Limiar perigoso


Os EUA confirmaram no início do mês a suspensão da participação no Tratado de eliminação de armas nucleares de curto e médio alcance. Dentro de seis meses será muito provavelmente consumado o abandono unilateral do acordo assinado em 1987 com a URSS que levou à eliminação completa dos mísseis nucleares terrestres com um raio de acção de 500 a 5500 quilómetros detidos pelas duas maiores potências militares – hoje os Estados Unidos e a Rússia. O fim do INF (acrónimo em inglês) é mais uma machadada na arquitectura internacional de controlo e redução de armas e um enorme passo no relançamento desenfreado da corrida armamentista.

A geração que cresceu e entrou na vida adulta nos anos 80 - é o caso do autor destas linhas - recorda-se bem do clima de tensão então prevalecente na Europa. No auge da Guerra Fria, da ‘confrontação Leste/Oeste’ e da instalação na Alemanha dos mísseis norte-americanos Pershing II, o perigo de apocalipse nuclear não era descurado como uma hipótese remota. O movimento da paz era uma força com importante expressão na Europa. Hoje, as ameaças colocadas à segurança internacional e paz mundial não são menores. Mas, o sentimento de alarme em relação à defesa da paz e a consciência social das ameaças de uma guerra destrutiva de grandes proporções estão muito aquém, tornando a situação mais complexa e perigosa.

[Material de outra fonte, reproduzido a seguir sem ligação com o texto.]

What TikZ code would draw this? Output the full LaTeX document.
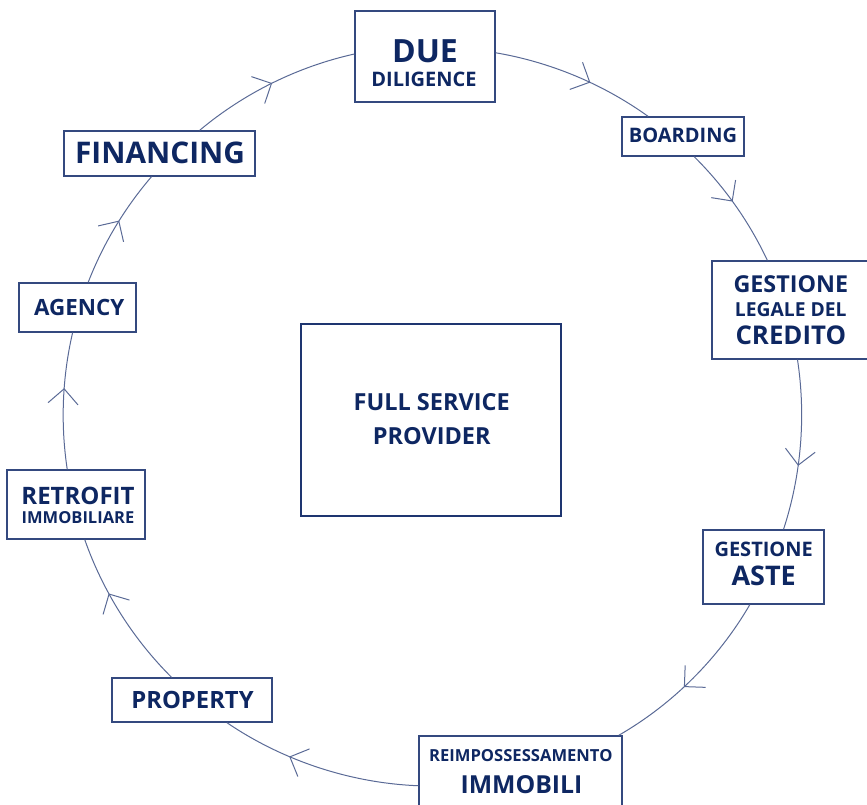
\documentclass[tikz,border=0pt]{standalone}
\usepackage{fontspec}
\setmainfont{Open Sans}
\usetikzlibrary{arrows.meta,decorations.markings}
\definecolor{txtc}{RGB}{14,39,98}
\definecolor{boxc}{RGB}{52,73,127}
\definecolor{linec}{RGB}{90,106,150}
\definecolor{mainc}{RGB}{30,53,112}
\tikzset{
  box/.style={draw=boxc, line width=1.4pt, fill=white, rectangle, inner sep=0pt},
  mainbox/.style={draw=mainc, line width=2.6pt, fill=white, rectangle, inner sep=0pt},
  lbl/.style={anchor=base, inner sep=0pt, text=txtc, font=\bfseries},
  conn/.style={draw=linec, line width=1pt, looseness=0.86, postaction={decorate},
    decoration={markings, mark=at position #1 with {\arrow{Straight Barb[length=15pt,width=30pt]}}}}
}
\newcommand{\fsz}[1]{\fontsize{#1}{#1}\selectfont}
\begin{document}
\begin{tikzpicture}[x=1pt,y=1pt]
\useasboundingbox (0,0) rectangle (867,804);
% boxes
\node[box, minimum width=140pt, minimum height=91pt] (due) at (425,747.5) {};
\node[box, minimum width=122pt, minimum height=39pt] (boarding) at (683,667.5) {};
\node[box, minimum width=157pt, minimum height=98pt] (legale) at (790.5,494) {};
\node[box, minimum width=121pt, minimum height=74pt] (aste) at (763.5,237) {};
\node[box, minimum width=203pt, minimum height=78pt] (reimp) at (520.5,29) {};
\node[box, minimum width=160pt, minimum height=44pt] (property) at (192,104) {};
\node[box, minimum width=138pt, minimum height=69pt] (retrofit) at (76,299.5) {};
\node[box, minimum width=117pt, minimum height=49pt] (agency) at (77.5,496.5) {};
\node[box, minimum width=191pt, minimum height=45pt] (financing) at (159.5,650.5) {};
\node[mainbox, minimum width=260pt, minimum height=192pt] (fsp) at (431,384) {};
% connectors
\draw[conn=0.598] (due.3.35) to[bend left=13.0] (boarding.150.7);
\draw[conn=0.464] (boarding.-61) to[bend left=10.0] (legale.115.7);
\draw[conn=0.62] (legale.-82.9) to[bend left=13.4] (aste.62.3);
\draw[conn=0.566] (aste.-110.7) to[bend left=14.9] (reimp.22.3);
\draw[conn=0.652] (reimp.-174.5) to[bend left=16.0] (property.-33.1);
\draw[conn=0.641] (property.132) to[bend left=12.9] (retrofit.-76.8);
\draw[conn=0.592] (retrofit.104.6) to[bend left=10.8] (agency.-101.1);
\draw[conn=0.559] (agency.67.2) to[bend left=9.7] (financing.-109.1);
\draw[conn=0.498] (financing.30.6) to[bend left=13.7] (due.178.9);
% labels
\node[lbl, font=\bfseries\fsz{32}] (tdue) at (425,741) {DUE};
\node[lbl, font=\bfseries\fsz{20}] (tdil) at (424,717) {DILIGENCE};
\node[lbl, font=\bfseries\fsz{20}] (tboard) at (683,661) {BOARDING};
\node[lbl, font=\bfseries\fsz{23.3}] (tgest1) at (790.8,511) {GESTIONE};
\node[lbl, font=\bfseries\fsz{19.3}] (tleg) at (790.8,487) {LEGALE DEL};
\node[lbl, font=\bfseries\fsz{25.8}] (tcred) at (790.8,459) {CREDITO};
\node[lbl, font=\bfseries\fsz{20}] (tgest2) at (763.7,248) {GESTIONE};
\node[lbl, font=\bfseries\fsz{27}] (taste) at (763.7,219) {ASTE};
\node[lbl, font=\bfseries\fsz{16.6}] (treimp) at (520.8,43) {REIMPOSSESSAMENTO};
\node[lbl, font=\bfseries\fsz{24.8}] (timm) at (521.5,11) {IMMOBILI};
\node[lbl, font=\bfseries\fsz{23.8}] (tprop) at (192.5,96) {PROPERTY};
\node[lbl, font=\bfseries\fsz{24}] (tretro) at (78,300) {RETROFIT};
\node[lbl, font=\bfseries\fsz{16.5}] (timmob) at (78,281) {IMMOBILIARE};
\node[lbl, font=\bfseries\fsz{22.4}] (tagency) at (79.2,488) {AGENCY};
\node[lbl, font=\bfseries\fsz{29.8}] (tfin) at (160,640) {FINANCING};
\node[lbl, font=\bfseries\fsz{23.5}] (tfull) at (431.7,393) {FULL SERVICE};
\node[lbl, font=\bfseries\fsz{23.5}] (tprov) at (431.7,359) {PROVIDER};
\end{tikzpicture}
\end{document}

A Casa Branca aponta a Rússia como culpada do novo lanço militarista que se ergue dos escombros do INF. Os seus argumentos carecem de credibilidade. O escaqueirar do INF está na linha do verdadeiro rombo estratégico para a segurança global representado pela saída dos EUA do Tratado de Defesa Antimíssil, em 2002, e da investida actual rumo à militarização do espaço. Não é desligável da própria cavalgada para Leste da NATO que prossegue até aos nossos dias com o recente anúncio da adesão macedónia – resultante não só da guerra contra a Jugoslávia de 1999, mas também da mais despudorada operação de ingerência e pressão sobre o país balcânico. O fim do INF está pois na linha da nova realidade em que, como afirmou este fim-de-semana em Munique o secretário-geral da NATO, Stoltenberg, a Aliança transatlântica tem pela primeira vez tropas de combate posicionadas directamente junto às fronteiras russas, na Polónia e nos países bálticos, incluindo uma brigada blindada norte-americana. É esta também a linha intervencionista que conduziu ao golpe de Estado de 2014 na Ucrânia e à guerra no Donbass sob o fragor das hordas de choque neonazis.

Frenesim belicista que visa antes de mais a China e a Rússia (e a cooperação entre ambos). A morte do INF não é excepção neste desiderato, por muito que os falcões chorem lágrimas de crocodilo, insistindo na inversão da realidade.
Os EUA não desistem do objectivo de alcançar a supremacia militar absoluta a qualquer custo. Trump faz questão em mandar às malvas a Carta da ONU e afrontar o direito internacional. Aqui reside a real ameaça ‘revisionista’. Mais perigosa, ainda, à luz da angústia estratégica que assalta o imperialismo num tempo turbulento e de incerteza, marcado pelo espectro da estagnação económica e a alteração em curso da relação de forças mundial.